Ripresa moderata per l’Eurozona che proseguirà anche nella seconda parte del 2013 ma l’Italia è l’unico Paese del G7 ancora in recessione. E’ questa la cattiva notizia che giunge dall’Ocse, organizzazione che ne approfitta per mettere in guardia anche in merito ad un altro problema. In molte economie avanzate l’elevato livello di disoccupazione rischia di diventare strutturale anche in presenza della ripresa e questo può aumentare i rischi di tensioni sociali.

 

Venendo al nostro record negativo, nel 2013 il Pil dell’Italia si attesterà al -1,8% secondo le previsioni dell’Ocse. Nel quarto trimestre si contrarrà dello 0,3% e dello 0,4% nel terzo.
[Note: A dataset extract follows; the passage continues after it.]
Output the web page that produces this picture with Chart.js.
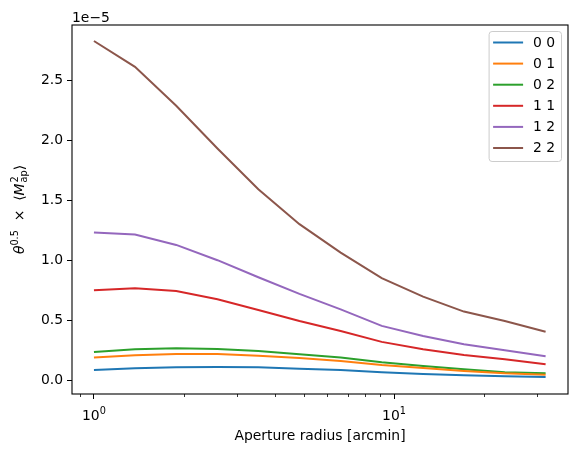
<!DOCTYPE html>
<html>
<head>
<meta charset="utf-8">
<script src="https://cdn.jsdelivr.net/npm/chart.js@4/dist/chart.umd.min.js"></script>
<style>
  html, body { margin: 0; padding: 0; background: #fff; }
  #wrap { width: 577px; height: 452px; }
</style>
</head>
<body>
<div id="wrap"><canvas id="map-chart" width="577" height="452"></canvas></div>
<script>
// aperture radii in arcmin
const radius = [1.0, 1.37, 1.88, 2.58, 3.53, 4.84, 6.64, 9.10, 12.5, 17.1, 23.4, 32.0];

// theta^0.5 * <Map^2>, in units of 1e-5
const pair00 = [0.086, 0.100, 0.108, 0.111, 0.108, 0.097, 0.086, 0.067, 0.053, 0.042, 0.033, 0.028];
const pair01 = [0.190, 0.208, 0.219, 0.219, 0.205, 0.186, 0.161, 0.128, 0.103, 0.077, 0.058, 0.047];
const pair02 = [0.236, 0.258, 0.267, 0.261, 0.244, 0.217, 0.190, 0.150, 0.119, 0.092, 0.067, 0.058];
const pair11 = [0.750, 0.767, 0.744, 0.675, 0.586, 0.494, 0.410, 0.320, 0.258, 0.210, 0.175, 0.133];
const pair12 = [1.230, 1.213, 1.127, 1.000, 0.858, 0.719, 0.590, 0.453, 0.369, 0.300, 0.250, 0.200];
const pair22 = [2.825, 2.610, 2.286, 1.930, 1.590, 1.300, 1.063, 0.850, 0.697, 0.572, 0.494, 0.405];

const pairLabels = ["0 0", "0 1", "0 2", "1 1", "1 2", "2 2"];
const pairSeries = [pair00, pair01, pair02, pair11, pair12, pair22];
const colors = ["#1f77b4", "#ff7f0e", "#2ca02c", "#d62728", "#9467bd", "#8c564b"];

const xTicks = [0.9, 1, 2, 3, 4, 5, 6, 7, 8, 9, 10, 20, 30];
const xMajor = [1, 10];
const yTicks = [0.0, 0.5, 1.0, 1.5, 2.0, 2.5];

const FONT = "DejaVu Sans";
const FS = 13.9;

// extra drawing matplotlib does: spines, minor ticks, titles, legend box
const extras = {
  id: "extras",
  afterDatasetsDraw(chart) {
    const ctx = chart.ctx;
    const a = chart.chartArea;
    const xs = chart.scales.x;
    const small = FS * 0.7;
    const fNorm = FS + "px '" + FONT + "'";
    const fItal = "oblique " + FS + "px '" + FONT + "'";
    const fSmall = small + "px '" + FONT + "'";
    ctx.save();

    // box
    ctx.strokeStyle = "#000";
    ctx.lineWidth = 1.1;
    ctx.strokeRect(a.left, a.top, a.right - a.left, a.bottom - a.top);

    // minor ticks
    ctx.lineWidth = 0.8;
    xTicks.forEach(v => {
      if (xMajor.includes(v)) return;
      const px = Math.round(xs.getPixelForValue(v)) + 0.5;
      ctx.beginPath();
      ctx.moveTo(px, a.bottom);
      ctx.lineTo(px, a.bottom + 3);
      ctx.stroke();
    });

    ctx.fillStyle = "#000";

    // major x labels as 10^n
    ctx.textBaseline = "alphabetic";
    ctx.textAlign = "left";
    xMajor.forEach(v => {
      const px = xs.getPixelForValue(v);
      const ex = String(Math.round(Math.log10(v)));
      ctx.font = fNorm;
      const w1 = ctx.measureText("10").width;
      ctx.font = fSmall;
      const w2 = ctx.measureText(ex).width;
      const x0 = px - (w1 + w2) / 2;
      ctx.font = fNorm;
      ctx.fillText("10", x0, a.bottom + 25.5);
      ctx.font = fSmall;
      ctx.fillText(ex, x0 + w1, a.bottom + 19.5);
    });

    // offset text
    ctx.font = fNorm;
    ctx.textAlign = "left";
    ctx.textBaseline = "alphabetic";
    ctx.fillText("1e\u22125", a.left, a.top - 3.5);

    // x title
    ctx.textAlign = "center";
    ctx.textBaseline = "middle";
    ctx.fillText("Aperture radius [arcmin]", (a.left + a.right) / 2, 436);

    // y title, drawn piece by piece for the sup/subscripts
    const pieces = [
      { t: "\u03b8", f: fItal, dy: 0 },
      { t: "0.5", f: fSmall, dy: -5.5 },
      { t: "  \u00d7  ", f: fNorm, dy: 0 },
      { t: "\u27e8", f: fNorm, dy: 0 },
      { t: "M", f: fItal, dy: 0 },
      { stack: true, sup: "2", sub: "ap" },
      { t: "\u27e9", f: fNorm, dy: 0 }
    ];
    let total = 0;
    pieces.forEach(p => {
      if (p.stack) {
        ctx.font = fSmall;
        p.w = Math.max(ctx.measureText(p.sup).width, ctx.measureText(p.sub).width) + 1;
      } else {
        ctx.font = p.f;
        p.w = ctx.measureText(p.t).width;
      }
      total += p.w;
    });
    ctx.translate(23.5, (a.top + a.bottom) / 2);
    ctx.rotate(-Math.PI / 2);
    ctx.textAlign = "left";
    ctx.textBaseline = "alphabetic";
    let cx = -total / 2;
    pieces.forEach(p => {
      if (p.stack) {
        ctx.font = fSmall;
        ctx.fillText(p.sup, cx + 1, -6);
        ctx.fillText(p.sub, cx + 1, 3);
      } else {
        ctx.font = p.f;
        ctx.fillText(p.t, cx, p.dy);
      }
      cx += p.w;
    });
    ctx.restore();

    // legend
    ctx.save();
    const bw = 72.4, bh = 130;
    const bx = a.right - 6.5 - bw, by = a.top + 6.5;
    ctx.beginPath();
    ctx.roundRect(bx, by, bw, bh, 3);
    ctx.fillStyle = "rgba(255,255,255,0.8)";
    ctx.fill();
    ctx.strokeStyle = "#cccccc";
    ctx.lineWidth = 1;
    ctx.stroke();
    ctx.font = fNorm;
    ctx.textAlign = "left";
    ctx.textBaseline = "middle";
    chart.data.datasets.forEach((ds, i) => {
      const ry = by + 11 + i * 21.1;
      ctx.strokeStyle = ds.borderColor;
      ctx.lineWidth = 2;
      ctx.beginPath();
      ctx.moveTo(bx + 4, ry);
      ctx.lineTo(bx + 34, ry);
      ctx.stroke();
      ctx.fillStyle = "#000";
      ctx.fillText(ds.label, bx + 44, ry + 0.5);
    });
    ctx.restore();
  }
};

const datasets = pairLabels.map((lab, i) => ({
  label: lab,
  data: radius.map((r, j) => ({ x: r, y: pairSeries[i][j] })),
  borderColor: colors[i],
  backgroundColor: colors[i],
  borderWidth: 2,
  pointRadius: 0,
  tension: 0,
  fill: false
}));

new Chart(document.getElementById("map-chart"), {
  type: "line",
  data: { datasets: datasets },
  options: {
    responsive: false,
    animation: false,
    devicePixelRatio: 1,
    layout: { padding: { left: 0, right: 9, top: 25, bottom: 0 } },
    plugins: {
      legend: { display: false },
      tooltip: { enabled: false }
    },
    scales: {
      x: {
        type: "logarithmic",
        min: 0.845,
        max: 38.0,
        afterBuildTicks: s => { s.ticks = xTicks.map(v => ({ value: v, major: xMajor.includes(v) })); },
        afterFit: s => { s.height = 58; },
        border: { display: false },
        grid: {
          drawOnChartArea: false,
          tickLength: 5,
          tickWidth: 1,
          tickColor: c => (c.tick && xMajor.includes(c.tick.value)) ? "#000" : "rgba(0,0,0,0)"
        },
        ticks: {
          autoSkip: false,
          maxRotation: 0,
          padding: 6,
          color: "#000",
          font: { family: FONT, size: FS },
          callback: () => ""
        }
      },
      y: {
        type: "linear",
        min: -0.114,
        max: 2.958,
        afterBuildTicks: s => { s.ticks = yTicks.map(v => ({ value: v })); },
        afterFit: s => { s.width = 72; },
        border: { display: false },
        grid: {
          drawOnChartArea: false,
          tickLength: 5,
          tickWidth: 1,
          tickColor: "#000"
        },
        ticks: {
          padding: 4,
          color: "#000",
          font: { family: FONT, size: FS },
          callback: v => v.toFixed(1)
        }
      }
    }
  },
  plugins: [extras]
});
</script>
</body>
</html>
Dal rapporto Ocse emerge che il nostro Paese è maglia nera tra le maggiori economie, visto che la Francia registrerà a fine anno una crescita dello 0,3% (+1,4% nel terzo trimestre, +1,6% nel quarto), la Germania dello 0,7% (+2,3% e +2,4%), la Gran Bretagna dell’1,5% (+3,7% e +3,2%), Usa +1,7% (+2,5% e +2,7%). Prosegue una moderata ripresa nelle economie avanzate nel secondo trimestre dell’anno con la crescita che dovrebbe mantenersi stabile nella seconda metà dell’anno. I miglioramenti maggiori per l’economia si stanno registrando negli Stati Uniti, Giappone e Gran Bretagna mentre l’Eurozona nel suo insieme non è più in recessione.

 

Tuttavia una ripresa sostenibile non è ancora consolidata e permangono rischi elevati in particolare per l’area euro. L’occupazione debole, la crescita lenta e i persistenti squilibri globali sottolineano la necessità di politiche strutturali, in aggiunta a quelle di sostegno della domanda, per creare posti di lavoro, aumentare la crescita, rendere più leggera la pressione fiscale e ridurre in modo permanente gli squilibri esterni. Alta disoccupazione e bassa crescita infatti possono portare ad aumentare le tensioni sociali nelle economie avanzate ed emergenti.

 

Tutto questo evidenzia la necessità di una politica macroeconomica che fornisca supporto sufficiente alla domanda, mentre sono intraprese le riforme necessarie. Secondo l’Ocse, le riforme istituzionali possono anche affrontare direttamente le ineguaglianze, come ad esempio migliorando l’accesso all’istruzione e l’orientamento ai trasferimenti per chi ne ha più bisogno. Infine, secondo l’organizzazione parigina, l’area euro rimane vulnerabile alle rinnovate tensioni finanziarie, bancarie e del debito sovrano. Molte banche non sono sufficientemente capitalizzate e gravate da cattivi prestiti.